● **Objective**
Omit every picture and return the rest of the data unaltered.

● **Dataset extract**
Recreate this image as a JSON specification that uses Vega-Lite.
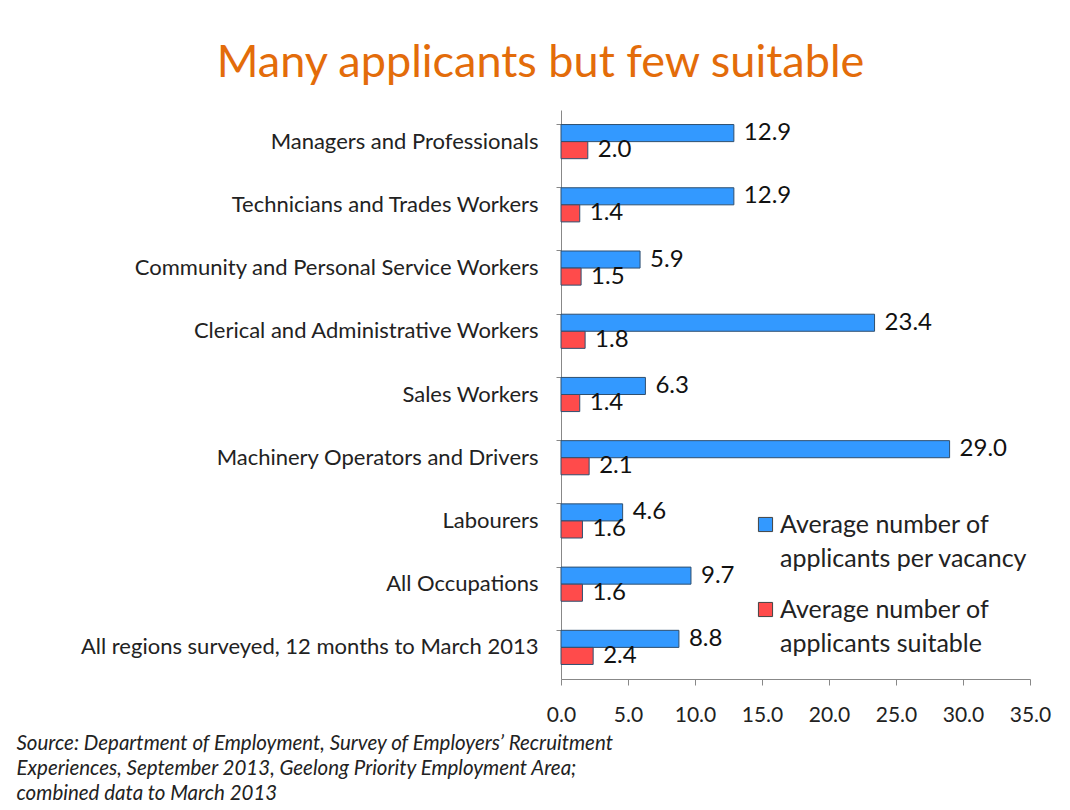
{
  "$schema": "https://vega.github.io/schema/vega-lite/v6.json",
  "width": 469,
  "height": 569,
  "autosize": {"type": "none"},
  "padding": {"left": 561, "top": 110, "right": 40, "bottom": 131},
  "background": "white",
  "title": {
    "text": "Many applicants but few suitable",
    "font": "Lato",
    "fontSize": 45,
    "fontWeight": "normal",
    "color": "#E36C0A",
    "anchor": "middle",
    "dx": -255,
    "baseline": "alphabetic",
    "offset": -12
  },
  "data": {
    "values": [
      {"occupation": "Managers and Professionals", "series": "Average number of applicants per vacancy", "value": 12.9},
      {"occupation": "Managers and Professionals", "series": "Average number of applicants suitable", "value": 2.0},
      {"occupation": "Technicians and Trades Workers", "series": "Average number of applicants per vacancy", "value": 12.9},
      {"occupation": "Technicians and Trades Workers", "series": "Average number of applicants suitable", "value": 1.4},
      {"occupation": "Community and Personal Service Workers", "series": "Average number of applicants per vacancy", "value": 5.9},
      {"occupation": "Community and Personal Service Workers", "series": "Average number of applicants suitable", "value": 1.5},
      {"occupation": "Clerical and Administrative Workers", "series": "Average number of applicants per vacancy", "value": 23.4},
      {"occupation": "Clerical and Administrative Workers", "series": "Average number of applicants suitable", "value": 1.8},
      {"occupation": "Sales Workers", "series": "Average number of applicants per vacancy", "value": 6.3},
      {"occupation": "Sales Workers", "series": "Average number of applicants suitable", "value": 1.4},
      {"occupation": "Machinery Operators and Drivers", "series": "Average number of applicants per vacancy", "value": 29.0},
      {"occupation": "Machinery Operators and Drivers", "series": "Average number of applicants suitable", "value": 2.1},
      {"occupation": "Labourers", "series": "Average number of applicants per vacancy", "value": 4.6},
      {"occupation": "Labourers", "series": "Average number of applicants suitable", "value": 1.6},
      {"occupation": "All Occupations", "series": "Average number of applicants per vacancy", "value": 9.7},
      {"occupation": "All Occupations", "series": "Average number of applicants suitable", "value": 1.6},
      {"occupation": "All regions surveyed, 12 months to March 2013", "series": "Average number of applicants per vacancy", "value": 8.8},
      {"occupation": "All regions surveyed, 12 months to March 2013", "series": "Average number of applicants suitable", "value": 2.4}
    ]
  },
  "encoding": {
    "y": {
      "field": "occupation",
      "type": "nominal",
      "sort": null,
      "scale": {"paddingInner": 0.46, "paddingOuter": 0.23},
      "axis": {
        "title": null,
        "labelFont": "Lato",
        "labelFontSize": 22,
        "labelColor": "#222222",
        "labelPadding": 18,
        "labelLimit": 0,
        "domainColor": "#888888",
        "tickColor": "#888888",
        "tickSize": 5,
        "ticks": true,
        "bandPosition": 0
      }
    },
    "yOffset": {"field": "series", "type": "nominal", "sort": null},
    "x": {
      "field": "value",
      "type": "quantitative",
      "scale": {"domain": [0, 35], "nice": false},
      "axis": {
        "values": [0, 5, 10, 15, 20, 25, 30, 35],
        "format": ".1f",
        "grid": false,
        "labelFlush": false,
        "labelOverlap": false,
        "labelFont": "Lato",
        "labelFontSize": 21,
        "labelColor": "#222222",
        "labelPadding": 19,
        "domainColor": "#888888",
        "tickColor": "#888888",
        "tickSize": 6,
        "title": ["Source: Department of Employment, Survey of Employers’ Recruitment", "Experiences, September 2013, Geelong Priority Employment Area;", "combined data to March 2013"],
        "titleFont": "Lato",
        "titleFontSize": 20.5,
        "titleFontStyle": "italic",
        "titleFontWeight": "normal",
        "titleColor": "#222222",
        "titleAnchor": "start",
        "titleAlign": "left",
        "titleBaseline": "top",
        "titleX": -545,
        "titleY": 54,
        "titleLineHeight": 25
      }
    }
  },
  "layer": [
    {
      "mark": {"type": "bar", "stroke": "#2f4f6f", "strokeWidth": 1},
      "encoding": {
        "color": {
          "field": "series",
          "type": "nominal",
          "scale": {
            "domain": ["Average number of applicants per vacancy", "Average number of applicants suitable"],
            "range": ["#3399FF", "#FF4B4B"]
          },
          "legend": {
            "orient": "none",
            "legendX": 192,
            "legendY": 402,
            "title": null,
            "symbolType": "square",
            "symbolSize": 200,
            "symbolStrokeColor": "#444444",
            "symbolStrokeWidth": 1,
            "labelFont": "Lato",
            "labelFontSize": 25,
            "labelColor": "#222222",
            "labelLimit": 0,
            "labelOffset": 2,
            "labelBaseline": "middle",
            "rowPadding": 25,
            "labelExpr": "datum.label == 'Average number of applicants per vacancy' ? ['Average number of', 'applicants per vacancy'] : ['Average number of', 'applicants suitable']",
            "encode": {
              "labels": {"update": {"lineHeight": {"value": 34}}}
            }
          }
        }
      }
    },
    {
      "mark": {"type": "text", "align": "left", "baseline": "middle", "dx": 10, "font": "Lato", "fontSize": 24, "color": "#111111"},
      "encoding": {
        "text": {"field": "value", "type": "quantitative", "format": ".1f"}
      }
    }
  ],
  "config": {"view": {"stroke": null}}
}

● **Correct result**
Recreate this image as a JSON specification that uses Vega-Lite.
{
  "$schema": "https://vega.github.io/schema/vega-lite/v6.json",
  "width": 469,
  "height": 569,
  "autosize": {"type": "none"},
  "padding": {"left": 561, "top": 110, "right": 40, "bottom": 131},
  "background": "white",
  "title": {
    "text": "Many applicants but few suitable",
    "font": "Lato",
    "fontSize": 45,
    "fontWeight": "normal",
    "color": "#E36C0A",
    "anchor": "middle",
    "dx": -255,
    "baseline": "alphabetic",
    "offset": -12
  },
  "data": {
    "values": [
      {"occupation": "Managers and Professionals", "series": "Average number of applicants per vacancy", "value": 12.9},
      {"occupation": "Managers and Professionals", "series": "Average number of applicants suitable", "value": 2.0},
      {"occupation": "Technicians and Trades Workers", "series": "Average number of applicants per vacancy", "value": 12.9},
      {"occupation": "Technicians and Trades Workers", "series": "Average number of applicants suitable", "value": 1.4},
      {"occupation": "Community and Personal Service Workers", "series": "Average number of applicants per vacancy", "value": 5.9},
      {"occupation": "Community and Personal Service Workers", "series": "Average number of applicants suitable", "value": 1.5},
      {"occupation": "Clerical and Administrative Workers", "series": "Average number of applicants per vacancy", "value": 23.4},
      {"occupation": "Clerical and Administrative Workers", "series": "Average number of applicants suitable", "value": 1.8},
      {"occupation": "Sales Workers", "series": "Average number of applicants per vacancy", "value": 6.3},
      {"occupation": "Sales Workers", "series": "Average number of applicants suitable", "value": 1.4},
      {"occupation": "Machinery Operators and Drivers", "series": "Average number of applicants per vacancy", "value": 29.0},
      {"occupation": "Machinery Operators and Drivers", "series": "Average number of applicants suitable", "value": 2.1},
      {"occupation": "Labourers", "series": "Average number of applicants per vacancy", "value": 4.6},
      {"occupation": "Labourers", "series": "Average number of applicants suitable", "value": 1.6},
      {"occupation": "All Occupations", "series": "Average number of applicants per vacancy", "value": 9.7},
      {"occupation": "All Occupations", "series": "Average number of applicants suitable", "value": 1.6},
      {"occupation": "All regions surveyed, 12 months to March 2013", "series": "Average number of applicants per vacancy", "value": 8.8},
      {"occupation": "All regions surveyed, 12 months to March 2013", "series": "Average number of applicants suitable", "value": 2.4}
    ]
  },
  "encoding": {
    "y": {
      "field": "occupation",
      "type": "nominal",
      "sort": null,
      "scale": {"paddingInner": 0.46, "paddingOuter": 0.23},
      "axis": {
        "title": null,
        "labelFont": "Lato",
        "labelFontSize": 22,
        "labelColor": "#222222",
        "labelPadding": 18,
        "labelLimit": 0,
        "domainColor": "#888888",
        "tickColor": "#888888",
        "tickSize": 5,
        "ticks": true,
        "bandPosition": 0
      }
    },
    "yOffset": {"field": "series", "type": "nominal", "sort": null},
    "x": {
      "field": "value",
      "type": "quantitative",
      "scale": {"domain": [0, 35], "nice": false},
      "axis": {
        "values": [0, 5, 10, 15, 20, 25, 30, 35],
        "format": ".1f",
        "grid": false,
        "labelFlush": false,
        "labelOverlap": false,
        "labelFont": "Lato",
        "labelFontSize": 21,
        "labelColor": "#222222",
        "labelPadding": 19,
        "domainColor": "#888888",
        "tickColor": "#888888",
        "tickSize": 6,
        "title": ["Source: Department of Employment, Survey of Employers’ Recruitment", "Experiences, September 2013, Geelong Priority Employment Area;", "combined data to March 2013"],
        "titleFont": "Lato",
        "titleFontSize": 20.5,
        "titleFontStyle": "italic",
        "titleFontWeight": "normal",
        "titleColor": "#222222",
        "titleAnchor": "start",
        "titleAlign": "left",
        "titleBaseline": "top",
        "titleX": -545,
        "titleY": 54,
        "titleLineHeight": 25
      }
    }
  },
  "layer": [
    {
      "mark": {"type": "bar", "stroke": "#2f4f6f", "strokeWidth": 1},
      "encoding": {
        "color": {
          "field": "series",
          "type": "nominal",
          "scale": {
            "domain": ["Average number of applicants per vacancy", "Average number of applicants suitable"],
            "range": ["#3399FF", "#FF4B4B"]
          },
          "legend": {
            "orient": "none",
            "legendX": 192,
            "legendY": 402,
            "title": null,
            "symbolType": "square",
            "symbolSize": 200,
            "symbolStrokeColor": "#444444",
            "symbolStrokeWidth": 1,
            "labelFont": "Lato",
            "labelFontSize": 25,
            "labelColor": "#222222",
            "labelLimit": 0,
            "labelOffset": 2,
            "labelBaseline": "middle",
            "rowPadding": 25,
            "labelExpr": "datum.label == 'Average number of applicants per vacancy' ? ['Average number of', 'applicants per vacancy'] : ['Average number of', 'applicants suitable']",
            "encode": {
              "labels": {"update": {"lineHeight": {"value": 34}}}
            }
          }
        }
      }
    },
    {
      "mark": {"type": "text", "align": "left", "baseline": "middle", "dx": 10, "font": "Lato", "fontSize": 24, "color": "#111111"},
      "encoding": {
        "text": {"field": "value", "type": "quantitative", "format": ".1f"}
      }
    }
  ],
  "config": {"view": {"stroke": null}}
}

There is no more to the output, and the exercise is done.